***** TASK MATERIAL

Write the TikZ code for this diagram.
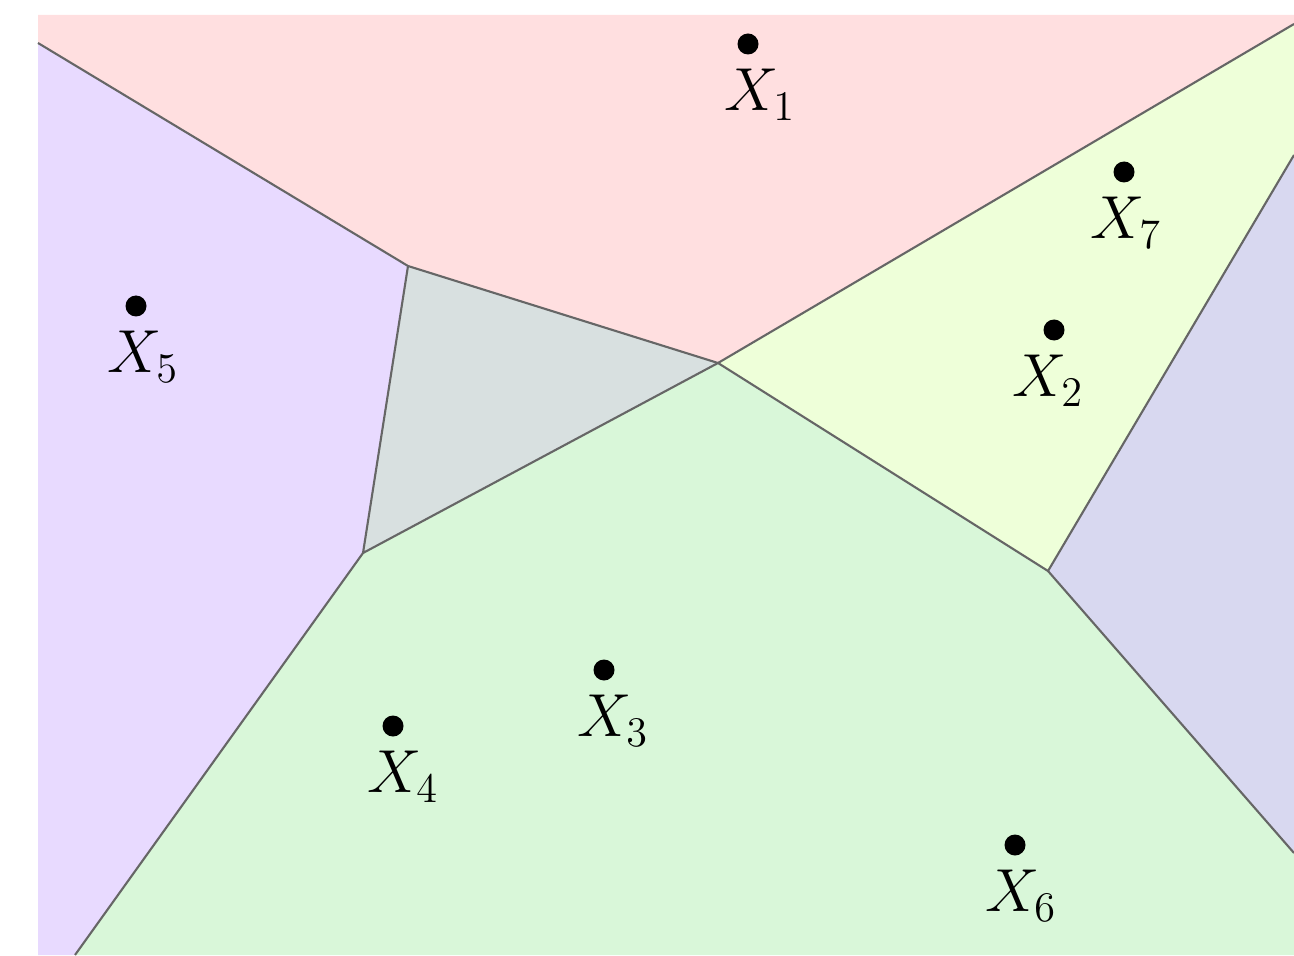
\documentclass[tikz,border=0pt]{standalone}
\usepackage{amsmath,amssymb}
\usepackage{tikz}
\usetikzlibrary{positioning,calc}
\usepackage{xcolor}
\definecolor{cellpink}{RGB}{255,223,224}
\definecolor{cellviolet}{RGB}{232,218,255}
\definecolor{cellgray}{RGB}{216,224,224}
\definecolor{cellgreen}{RGB}{217,247,217}
\definecolor{celllime}{RGB}{238,255,217}
\definecolor{cellblue}{RGB}{216,216,240}

\begin{document}
\begin{tikzpicture}[
    site/.style={circle, fill=black, inner sep=0pt, minimum size=0.21cm},
    sitelabel/.style={font=\LARGE, inner sep=1pt, yshift=-0.1cm},
    ridge/.style={draw=black!60, line width=0.6pt, line join=round}
]
    \useasboundingbox (0,0) rectangle (12.94,9.55);

    % Voronoi vertices
    \coordinate (tl) at (0.38,9.40);
    \coordinate (tr) at (12.94,9.40);
    \coordinate (bl) at (0.38,0);
    \coordinate (br) at (12.94,0);
    \coordinate (va) at (0.38,9.12);
    \coordinate (vb) at (4.08,6.89);
    \coordinate (vc) at (7.18,5.92);
    \coordinate (vd) at (3.63,4.02);
    \coordinate (ve) at (10.48,3.84);
    \coordinate (vf) at (12.94,9.31);
    \coordinate (vg) at (12.94,8.00);
    \coordinate (vh) at (12.94,1.02);
    \coordinate (vi) at (0.75,0);

    % cells
    \fill[cellpink] (tl) -- (va) -- (vb) -- (vc) -- (vf) -- (tr) -- cycle;
    \fill[cellviolet] (va) -- (vb) -- (vd) -- (vi) -- (bl) -- cycle;
    \fill[cellgray] (vb) -- (vc) -- (vd) -- cycle;
    \fill[cellgreen] (vd) -- (vc) -- (ve) -- (vh) -- (br) -- (vi) -- cycle;
    \fill[celllime] (vc) -- (vf) -- (vg) -- (ve) -- cycle;
    \fill[cellblue] (vg) -- (ve) -- (vh) -- cycle;

    % ridges
    \draw[ridge] (va) -- (vb) -- (vc) -- (vf);
    \draw[ridge] (vb) -- (vd) -- (vc) -- (ve) -- (vg);
    \draw[ridge] (vd) -- (vi);
    \draw[ridge] (ve) -- (vh);

    % sites
    \node[site, label={[sitelabel, xshift=0.12cm]below:$X_1$}] (x1) at (7.48,9.11) {};
    \node[site, label={[sitelabel, xshift=-0.06cm]below:$X_2$}] (x2) at (10.54,6.25) {};
    \node[site, label={[sitelabel, xshift=0.09cm]below:$X_3$}] (x3) at (6.04,2.85) {};
    \node[site, label={[sitelabel, xshift=0.1cm]below:$X_4$}] (x4) at (3.93,2.29) {};
    \node[site, label={[sitelabel, xshift=0.07cm]below:$X_5$}] (x5) at (1.36,6.49) {};
    \node[site, label={[sitelabel, xshift=0.06cm]below:$X_6$}] (x6) at (10.15,1.10) {};
    \node[site, label={[sitelabel, xshift=0.02cm]below:$X_7$}] (x7) at (11.24,7.83) {};
\end{tikzpicture}
\end{document}
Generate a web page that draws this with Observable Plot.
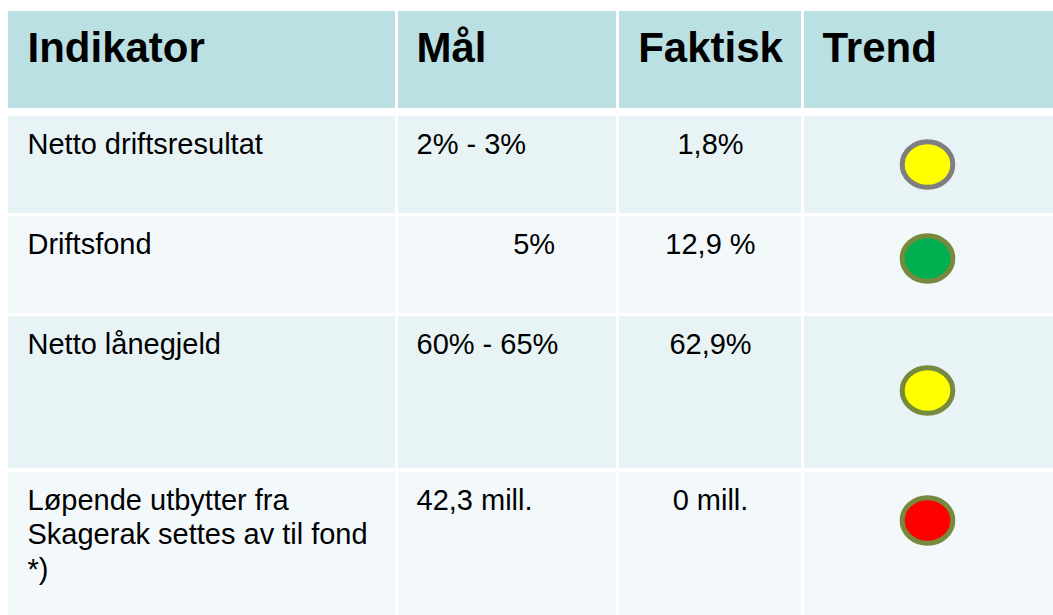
<!DOCTYPE html>
<html>
<head>
<meta charset="utf-8">
<script src="https://cdn.jsdelivr.net/npm/d3@7"></script>
<script src="https://cdn.jsdelivr.net/npm/@observablehq/plot@0.6"></script>
<style>
  html, body { margin: 0; padding: 0; background: #ffffff; }
  #chart svg { display: block; }
</style>
</head>
<body>
<div id="chart"></div>
<script>
// ---- data ----
const headers   = ["Indikator", "Mål", "Faktisk", "Trend"];
const indikator = ["Netto driftsresultat", "Driftsfond", "Netto lånegjeld",
                   "Løpende utbytter fra\nSkagerak settes av til fond\n*)"];
const maal      = ["2% - 3%", "\u00a0\u00a0\u00a0\u00a0\u00a0\u00a0\u00a0\u00a0\u00a0\u00a0\u00a0\u00a05%", "60% - 65%", "42,3 mill."];
const faktisk   = ["1,8%", "12,9 %", "62,9%", "0 mill."];
const trend     = ["gul", "grønn", "gul", "rød"];

// ---- layout / style (kept apart from the data) ----
const W = 1053, H = 615;
const cols = [[8, 395], [398, 616], [619, 801], [804, 1060]];
const headRow = [11, 108];
const rows = [[116, 213], [216, 313], [316, 468], [472, 640]];
const dotOffset = [48, 42, 74, 48];
const textPad = [19, 18, null, 18];
const headFill = "#bbe0e3";
const rowFill = ["#e8f3f5", "#f3f8fb"];
const trendFill = {"gul": "#ffff00", "grønn": "#00b050", "rød": "#ff0000"};
const trendStroke = ["#7f7f7f", "#77893d", "#77893d", "#77893d"];
const font = "'Liberation Sans', Arial, sans-serif";
const bodySize = 29, headSize = 42, lh = 1.2;
const headBase = 61, bodyBase = 37;

// cells
const cells = [];
cols.forEach(c => cells.push({x1: c[0], x2: c[1], y1: headRow[0], y2: headRow[1], fill: headFill}));
rows.forEach((r, i) => cols.forEach(c =>
  cells.push({x1: c[0], x2: c[1], y1: r[0], y2: r[1], fill: rowFill[i % 2]})));

const colX = j => textPad[j] == null ? (cols[j][0] + cols[j][1]) / 2 : cols[j][0] + textPad[j];
const anchorOf = j => textPad[j] == null ? "middle" : "start";

const headText = headers.map((h, j) => ({label: h, x: colX(j), anchor: anchorOf(j)}));
const bodyText = [];
indikator.forEach((v, i) => {
  const y = rows[i][0] + bodyBase - 0.71 * lh * bodySize;
  bodyText.push({label: v, x: colX(0), y, anchor: anchorOf(0)});
  bodyText.push({label: maal[i], x: colX(1), y, anchor: anchorOf(1)});
  bodyText.push({label: faktisk[i], x: colX(2), y, anchor: anchorOf(2)});
});
const dots = trend.map((t, i) => ({
  x: (cols[3][0] + 1050) / 2,
  y: rows[i][0] + dotOffset[i],
  fill: trendFill[t],
  stroke: trendStroke[i]
}));

// elliptical symbol
const ellipse = {
  draw(ctx, size) {
    const r = Math.sqrt(size / Math.PI);
    const rx = r * 1.11, ry = r, k = 0.5522848;
    ctx.moveTo(rx, 0);
    ctx.bezierCurveTo(rx, ry * k, rx * k, ry, 0, ry);
    ctx.bezierCurveTo(-rx * k, ry, -rx, ry * k, -rx, 0);
    ctx.bezierCurveTo(-rx, -ry * k, -rx * k, -ry, 0, -ry);
    ctx.bezierCurveTo(rx * k, -ry, rx, -ry * k, rx, 0);
    ctx.closePath();
  }
};

const textMarks = [];
for (const a of ["start", "middle"]) {
  textMarks.push(Plot.text(headText.filter(d => d.anchor === a), {
    x: "x", y: () => headBase - 0.71 * headSize, text: "label", textAnchor: a,
    lineAnchor: "top", fontSize: headSize, fontWeight: "bold", fill: "#000000"
  }));
  textMarks.push(Plot.text(bodyText.filter(d => d.anchor === a), {
    x: "x", y: "y", text: "label", textAnchor: a, lineAnchor: "top",
    lineHeight: lh, fontSize: bodySize, fill: "#000000"
  }));
}

const chart = Plot.plot({
  width: W,
  height: H,
  margin: 0,
  x: {type: "identity"},
  y: {type: "identity"},
  color: {type: "identity"},
  style: {fontFamily: font, background: "#ffffff", color: "#000000"},
  marks: [
    Plot.rect(cells, {x1: "x1", x2: "x2", y1: "y1", y2: "y2", fill: "fill"}),
    ...textMarks,
    Plot.dot(dots, {
      x: "x", y: "y", r: 22.8, symbol: ellipse, fill: "fill", stroke: "stroke", strokeWidth: 5
    })
  ]
});
document.getElementById("chart").appendChild(chart);
</script>
</body>
</html>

**********

INSTRUCTIONS TO FOLLOW.
Repeat the lines above, starting at the first and stopping after the line that holds "(0,0) rectangle (12.94,9.55);", with the pictures left out.

TASK ANSWER.
Write the TikZ code for this diagram.
\documentclass[tikz,border=0pt]{standalone}
\usepackage{amsmath,amssymb}
\usepackage{tikz}
\usetikzlibrary{positioning,calc}
\usepackage{xcolor}
\definecolor{cellpink}{RGB}{255,223,224}
\definecolor{cellviolet}{RGB}{232,218,255}
\definecolor{cellgray}{RGB}{216,224,224}
\definecolor{cellgreen}{RGB}{217,247,217}
\definecolor{celllime}{RGB}{238,255,217}
\definecolor{cellblue}{RGB}{216,216,240}

\begin{document}
\begin{tikzpicture}[
    site/.style={circle, fill=black, inner sep=0pt, minimum size=0.21cm},
    sitelabel/.style={font=\LARGE, inner sep=1pt, yshift=-0.1cm},
    ridge/.style={draw=black!60, line width=0.6pt, line join=round}
]
    \useasboundingbox (0,0) rectangle (12.94,9.55);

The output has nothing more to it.